**** TASK MATERIAL

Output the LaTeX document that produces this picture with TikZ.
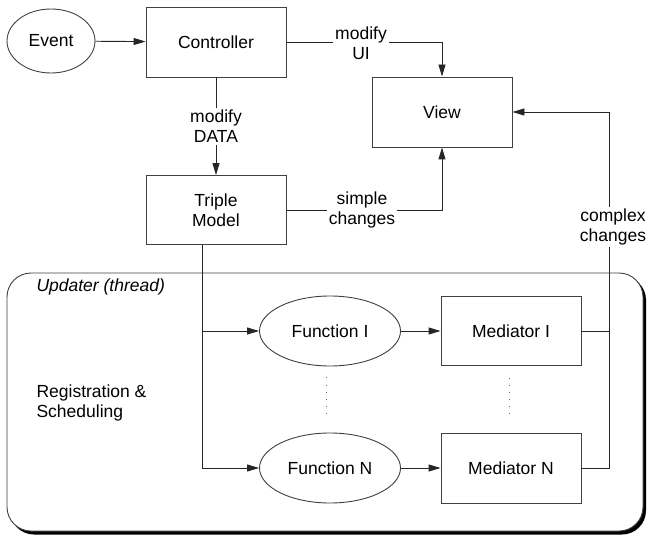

********
**** TASK MATERIAL

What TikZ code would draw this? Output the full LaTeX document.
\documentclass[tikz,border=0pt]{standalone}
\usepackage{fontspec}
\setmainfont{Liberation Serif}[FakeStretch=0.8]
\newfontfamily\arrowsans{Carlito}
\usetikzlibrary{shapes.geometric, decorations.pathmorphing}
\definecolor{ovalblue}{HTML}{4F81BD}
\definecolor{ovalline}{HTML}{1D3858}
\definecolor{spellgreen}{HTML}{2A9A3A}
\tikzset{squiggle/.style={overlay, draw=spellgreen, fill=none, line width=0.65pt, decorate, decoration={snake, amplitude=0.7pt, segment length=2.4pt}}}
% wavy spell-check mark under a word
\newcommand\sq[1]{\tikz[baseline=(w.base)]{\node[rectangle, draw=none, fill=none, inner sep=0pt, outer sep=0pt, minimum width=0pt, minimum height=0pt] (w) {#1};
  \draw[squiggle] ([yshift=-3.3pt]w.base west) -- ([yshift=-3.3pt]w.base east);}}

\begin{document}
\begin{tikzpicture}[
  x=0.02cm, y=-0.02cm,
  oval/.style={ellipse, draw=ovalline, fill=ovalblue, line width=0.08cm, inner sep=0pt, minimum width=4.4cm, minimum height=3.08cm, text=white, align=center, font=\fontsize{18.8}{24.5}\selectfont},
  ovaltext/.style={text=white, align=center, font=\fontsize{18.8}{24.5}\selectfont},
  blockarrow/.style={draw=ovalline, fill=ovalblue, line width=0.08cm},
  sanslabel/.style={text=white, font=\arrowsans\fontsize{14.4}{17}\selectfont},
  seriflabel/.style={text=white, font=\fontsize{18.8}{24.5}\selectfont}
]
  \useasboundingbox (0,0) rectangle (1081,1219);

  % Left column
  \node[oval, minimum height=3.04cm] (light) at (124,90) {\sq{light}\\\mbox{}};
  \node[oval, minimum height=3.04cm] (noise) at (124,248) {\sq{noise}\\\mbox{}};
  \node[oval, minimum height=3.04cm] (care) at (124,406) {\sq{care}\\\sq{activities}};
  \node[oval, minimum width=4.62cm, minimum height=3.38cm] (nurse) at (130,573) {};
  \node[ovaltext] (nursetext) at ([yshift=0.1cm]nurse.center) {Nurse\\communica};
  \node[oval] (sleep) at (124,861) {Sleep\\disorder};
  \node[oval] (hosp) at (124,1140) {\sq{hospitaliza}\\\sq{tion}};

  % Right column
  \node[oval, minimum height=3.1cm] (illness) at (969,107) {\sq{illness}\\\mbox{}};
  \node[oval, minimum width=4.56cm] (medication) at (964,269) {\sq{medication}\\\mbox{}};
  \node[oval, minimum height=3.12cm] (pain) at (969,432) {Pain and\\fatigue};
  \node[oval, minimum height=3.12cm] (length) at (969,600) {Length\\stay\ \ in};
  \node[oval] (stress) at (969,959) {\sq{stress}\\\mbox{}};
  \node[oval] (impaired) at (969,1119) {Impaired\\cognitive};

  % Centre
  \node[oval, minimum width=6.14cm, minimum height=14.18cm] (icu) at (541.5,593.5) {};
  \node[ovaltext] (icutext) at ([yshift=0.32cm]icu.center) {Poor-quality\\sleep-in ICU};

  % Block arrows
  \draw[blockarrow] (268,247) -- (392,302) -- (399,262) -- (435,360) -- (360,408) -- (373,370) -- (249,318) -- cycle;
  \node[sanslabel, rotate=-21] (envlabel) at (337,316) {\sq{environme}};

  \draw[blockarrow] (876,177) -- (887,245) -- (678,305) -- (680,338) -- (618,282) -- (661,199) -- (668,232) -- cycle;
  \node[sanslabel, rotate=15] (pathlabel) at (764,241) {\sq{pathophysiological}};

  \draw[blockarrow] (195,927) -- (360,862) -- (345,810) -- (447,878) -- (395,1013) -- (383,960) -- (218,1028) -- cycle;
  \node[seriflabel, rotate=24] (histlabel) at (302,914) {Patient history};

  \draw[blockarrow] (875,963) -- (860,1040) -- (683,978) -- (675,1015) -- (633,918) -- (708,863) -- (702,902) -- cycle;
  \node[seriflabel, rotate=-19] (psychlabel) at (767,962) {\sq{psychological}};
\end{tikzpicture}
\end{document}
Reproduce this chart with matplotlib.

********

### WHAT IS NEEDED
Check the records above line by line and tally those holding the string "this". Answer with the number only.

### FINAL RESULT
3